A chart of accounts (COA), representing a unique set of codes to record all an entity’s transactions consistently, is a well-recognised, fundamental accounting need. Whether it concerns a complex organisation with numerous divisions, or an individual applying basic cash accounting, it is essential to be able to collate financial information that is relevant, both for internal management and external parties. This article considers some questions that management should take into account when implementing a standard COA, such as:
Why update a chart of accounts? An organisation may need to adopt a new COA if its industry or country adopts a new set of specific accounting standards. Furthermore, as organizations evolve, it is vital that the COA keeps pace and stays relevant to management.

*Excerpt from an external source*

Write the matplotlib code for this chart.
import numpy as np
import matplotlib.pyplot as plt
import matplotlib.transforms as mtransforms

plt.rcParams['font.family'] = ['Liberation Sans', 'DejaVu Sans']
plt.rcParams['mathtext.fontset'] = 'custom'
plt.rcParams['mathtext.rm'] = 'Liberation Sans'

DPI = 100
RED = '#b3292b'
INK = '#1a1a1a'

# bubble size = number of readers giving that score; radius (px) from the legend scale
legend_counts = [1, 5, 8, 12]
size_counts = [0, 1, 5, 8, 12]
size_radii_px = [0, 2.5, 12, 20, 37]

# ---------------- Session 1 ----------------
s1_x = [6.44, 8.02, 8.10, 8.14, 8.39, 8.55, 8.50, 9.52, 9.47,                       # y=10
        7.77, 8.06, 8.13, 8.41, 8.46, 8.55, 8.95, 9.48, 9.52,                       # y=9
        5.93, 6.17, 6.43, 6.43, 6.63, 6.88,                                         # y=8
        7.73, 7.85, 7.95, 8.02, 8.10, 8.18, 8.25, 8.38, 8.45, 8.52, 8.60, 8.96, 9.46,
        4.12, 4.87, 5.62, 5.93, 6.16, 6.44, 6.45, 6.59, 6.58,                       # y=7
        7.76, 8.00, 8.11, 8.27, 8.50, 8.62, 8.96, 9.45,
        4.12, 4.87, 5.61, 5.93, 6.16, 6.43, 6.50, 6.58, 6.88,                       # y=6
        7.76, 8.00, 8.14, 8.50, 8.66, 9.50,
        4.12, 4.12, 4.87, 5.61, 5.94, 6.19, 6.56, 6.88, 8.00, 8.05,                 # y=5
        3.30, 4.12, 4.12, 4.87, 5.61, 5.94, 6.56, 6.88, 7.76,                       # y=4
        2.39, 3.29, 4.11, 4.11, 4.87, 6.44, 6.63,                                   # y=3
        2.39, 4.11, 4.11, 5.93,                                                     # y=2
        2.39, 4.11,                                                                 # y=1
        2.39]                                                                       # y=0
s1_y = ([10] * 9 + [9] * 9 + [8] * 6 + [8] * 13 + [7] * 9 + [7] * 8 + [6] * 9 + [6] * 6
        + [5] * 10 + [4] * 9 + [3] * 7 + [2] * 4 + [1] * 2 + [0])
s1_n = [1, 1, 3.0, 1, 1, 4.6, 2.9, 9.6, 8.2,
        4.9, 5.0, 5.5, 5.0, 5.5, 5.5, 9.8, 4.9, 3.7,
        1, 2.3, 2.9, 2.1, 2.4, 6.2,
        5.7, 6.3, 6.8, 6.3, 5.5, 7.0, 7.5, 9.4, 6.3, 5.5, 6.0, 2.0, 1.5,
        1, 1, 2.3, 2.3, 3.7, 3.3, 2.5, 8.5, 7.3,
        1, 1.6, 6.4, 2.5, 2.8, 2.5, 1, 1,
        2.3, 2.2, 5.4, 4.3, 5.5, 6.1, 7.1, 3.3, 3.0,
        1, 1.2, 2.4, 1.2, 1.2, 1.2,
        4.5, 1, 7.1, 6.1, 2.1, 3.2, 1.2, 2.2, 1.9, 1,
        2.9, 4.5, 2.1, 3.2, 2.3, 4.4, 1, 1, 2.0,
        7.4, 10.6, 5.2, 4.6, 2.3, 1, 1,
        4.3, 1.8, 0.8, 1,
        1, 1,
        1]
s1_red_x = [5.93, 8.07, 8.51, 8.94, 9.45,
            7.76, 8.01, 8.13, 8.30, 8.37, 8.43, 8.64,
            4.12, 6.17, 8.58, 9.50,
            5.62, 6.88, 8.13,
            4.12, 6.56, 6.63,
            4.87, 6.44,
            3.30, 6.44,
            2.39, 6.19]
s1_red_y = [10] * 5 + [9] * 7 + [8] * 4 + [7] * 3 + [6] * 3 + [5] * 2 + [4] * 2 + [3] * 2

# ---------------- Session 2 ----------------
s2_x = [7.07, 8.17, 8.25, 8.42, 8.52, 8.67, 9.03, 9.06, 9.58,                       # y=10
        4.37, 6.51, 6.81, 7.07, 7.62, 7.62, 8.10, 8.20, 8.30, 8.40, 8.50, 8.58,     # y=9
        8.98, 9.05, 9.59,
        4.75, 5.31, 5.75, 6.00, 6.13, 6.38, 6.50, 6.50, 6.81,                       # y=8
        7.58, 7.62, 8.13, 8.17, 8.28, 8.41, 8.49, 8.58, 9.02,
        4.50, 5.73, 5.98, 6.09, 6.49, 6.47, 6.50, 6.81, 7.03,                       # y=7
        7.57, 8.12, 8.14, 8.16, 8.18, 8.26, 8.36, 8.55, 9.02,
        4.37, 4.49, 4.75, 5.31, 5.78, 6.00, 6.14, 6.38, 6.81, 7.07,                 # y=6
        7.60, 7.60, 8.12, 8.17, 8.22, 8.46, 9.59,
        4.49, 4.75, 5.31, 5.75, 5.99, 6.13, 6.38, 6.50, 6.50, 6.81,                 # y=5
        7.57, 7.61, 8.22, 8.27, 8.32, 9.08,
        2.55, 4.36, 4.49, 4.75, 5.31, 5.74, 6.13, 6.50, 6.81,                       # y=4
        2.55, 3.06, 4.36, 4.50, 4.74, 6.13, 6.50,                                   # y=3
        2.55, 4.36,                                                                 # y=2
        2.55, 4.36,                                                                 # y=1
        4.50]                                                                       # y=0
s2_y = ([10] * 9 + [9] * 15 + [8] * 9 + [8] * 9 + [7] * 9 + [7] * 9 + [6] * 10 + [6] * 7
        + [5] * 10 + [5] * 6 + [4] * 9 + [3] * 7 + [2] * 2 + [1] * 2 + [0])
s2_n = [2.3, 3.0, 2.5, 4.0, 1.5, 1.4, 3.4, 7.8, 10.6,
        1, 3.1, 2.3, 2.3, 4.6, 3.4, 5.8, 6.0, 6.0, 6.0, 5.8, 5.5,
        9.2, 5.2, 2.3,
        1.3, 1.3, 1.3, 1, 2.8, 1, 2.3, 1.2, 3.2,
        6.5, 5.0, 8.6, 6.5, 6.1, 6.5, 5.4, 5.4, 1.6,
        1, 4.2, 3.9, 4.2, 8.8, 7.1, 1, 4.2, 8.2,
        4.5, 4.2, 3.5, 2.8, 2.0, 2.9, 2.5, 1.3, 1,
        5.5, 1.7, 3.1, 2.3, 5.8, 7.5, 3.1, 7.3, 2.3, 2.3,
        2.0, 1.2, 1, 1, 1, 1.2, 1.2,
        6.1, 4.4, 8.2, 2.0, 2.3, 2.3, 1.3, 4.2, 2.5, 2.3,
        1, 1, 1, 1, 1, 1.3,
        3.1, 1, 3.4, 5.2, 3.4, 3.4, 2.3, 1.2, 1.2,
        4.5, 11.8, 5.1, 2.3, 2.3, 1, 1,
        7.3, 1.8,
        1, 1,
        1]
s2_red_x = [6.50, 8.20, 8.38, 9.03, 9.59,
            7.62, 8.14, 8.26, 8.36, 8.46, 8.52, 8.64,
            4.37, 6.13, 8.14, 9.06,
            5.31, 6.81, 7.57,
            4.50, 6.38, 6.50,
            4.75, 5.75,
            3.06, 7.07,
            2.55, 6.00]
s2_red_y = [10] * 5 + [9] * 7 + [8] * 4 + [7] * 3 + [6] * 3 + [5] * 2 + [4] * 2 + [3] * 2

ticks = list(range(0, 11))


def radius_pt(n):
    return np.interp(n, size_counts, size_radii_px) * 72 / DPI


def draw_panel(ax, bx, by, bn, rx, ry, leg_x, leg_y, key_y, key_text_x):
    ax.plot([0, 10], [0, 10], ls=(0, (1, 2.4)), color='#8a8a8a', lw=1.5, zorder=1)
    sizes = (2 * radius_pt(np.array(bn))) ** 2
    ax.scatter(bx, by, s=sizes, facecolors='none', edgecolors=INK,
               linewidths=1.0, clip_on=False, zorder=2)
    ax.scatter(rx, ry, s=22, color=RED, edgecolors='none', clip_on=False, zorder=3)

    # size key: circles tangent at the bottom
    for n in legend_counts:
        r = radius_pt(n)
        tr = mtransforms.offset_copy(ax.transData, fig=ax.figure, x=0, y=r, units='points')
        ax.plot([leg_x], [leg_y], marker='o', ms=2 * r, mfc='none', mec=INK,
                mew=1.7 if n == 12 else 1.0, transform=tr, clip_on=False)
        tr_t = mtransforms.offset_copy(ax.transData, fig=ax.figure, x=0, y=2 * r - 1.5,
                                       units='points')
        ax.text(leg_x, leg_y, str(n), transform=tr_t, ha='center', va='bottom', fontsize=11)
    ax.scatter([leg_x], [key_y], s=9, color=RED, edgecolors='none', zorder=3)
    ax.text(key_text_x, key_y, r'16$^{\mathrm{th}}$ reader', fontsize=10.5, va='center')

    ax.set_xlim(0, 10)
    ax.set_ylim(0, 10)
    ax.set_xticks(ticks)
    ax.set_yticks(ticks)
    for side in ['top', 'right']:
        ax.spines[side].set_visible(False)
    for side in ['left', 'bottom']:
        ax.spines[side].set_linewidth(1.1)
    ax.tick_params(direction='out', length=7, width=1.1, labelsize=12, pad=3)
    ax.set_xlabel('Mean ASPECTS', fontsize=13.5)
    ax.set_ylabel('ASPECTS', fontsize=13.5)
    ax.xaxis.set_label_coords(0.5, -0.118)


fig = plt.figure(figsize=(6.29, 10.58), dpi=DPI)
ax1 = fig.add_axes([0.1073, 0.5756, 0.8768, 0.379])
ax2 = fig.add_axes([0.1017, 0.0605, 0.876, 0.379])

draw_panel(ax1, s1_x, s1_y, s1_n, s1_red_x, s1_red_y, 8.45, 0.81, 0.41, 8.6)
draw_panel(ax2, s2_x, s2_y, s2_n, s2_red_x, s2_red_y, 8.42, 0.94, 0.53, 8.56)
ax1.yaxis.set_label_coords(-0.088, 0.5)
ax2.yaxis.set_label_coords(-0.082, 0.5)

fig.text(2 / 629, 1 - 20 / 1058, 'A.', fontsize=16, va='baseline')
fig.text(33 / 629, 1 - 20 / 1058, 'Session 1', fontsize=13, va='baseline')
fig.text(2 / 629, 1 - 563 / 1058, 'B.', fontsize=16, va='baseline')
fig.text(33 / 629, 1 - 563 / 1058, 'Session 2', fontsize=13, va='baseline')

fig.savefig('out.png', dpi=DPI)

What are the options when implementing a chart of accounts? Implementing a new COA can improve an existing system, or involve a completely new development. Management should take care to incorporate all useful accounts from older systems.
What are the practical consideration when designing a chart of accounts? Management must consider user needs, detailed design specifications, logistics, cost/benefit analysis, and legal requirements.
A chart of accounts (COA) is essentially a set of codes for the consistent classification of financial information. This allows for the systematic production of decision-useful accounting information for management, such as budgeting, monitoring, and management reporting. Similarly, a standard COA helps to ensure comparability in external financial reporting.
The COA facilitates the recording of all transactions, which are filtered into a unique account code, based on certain criteria. While this criteria is influenced both by internal management needs as well as regulatory requirements, many common types of codes would always be expected, such as revenue, expenses, assets, liabilities, and equity.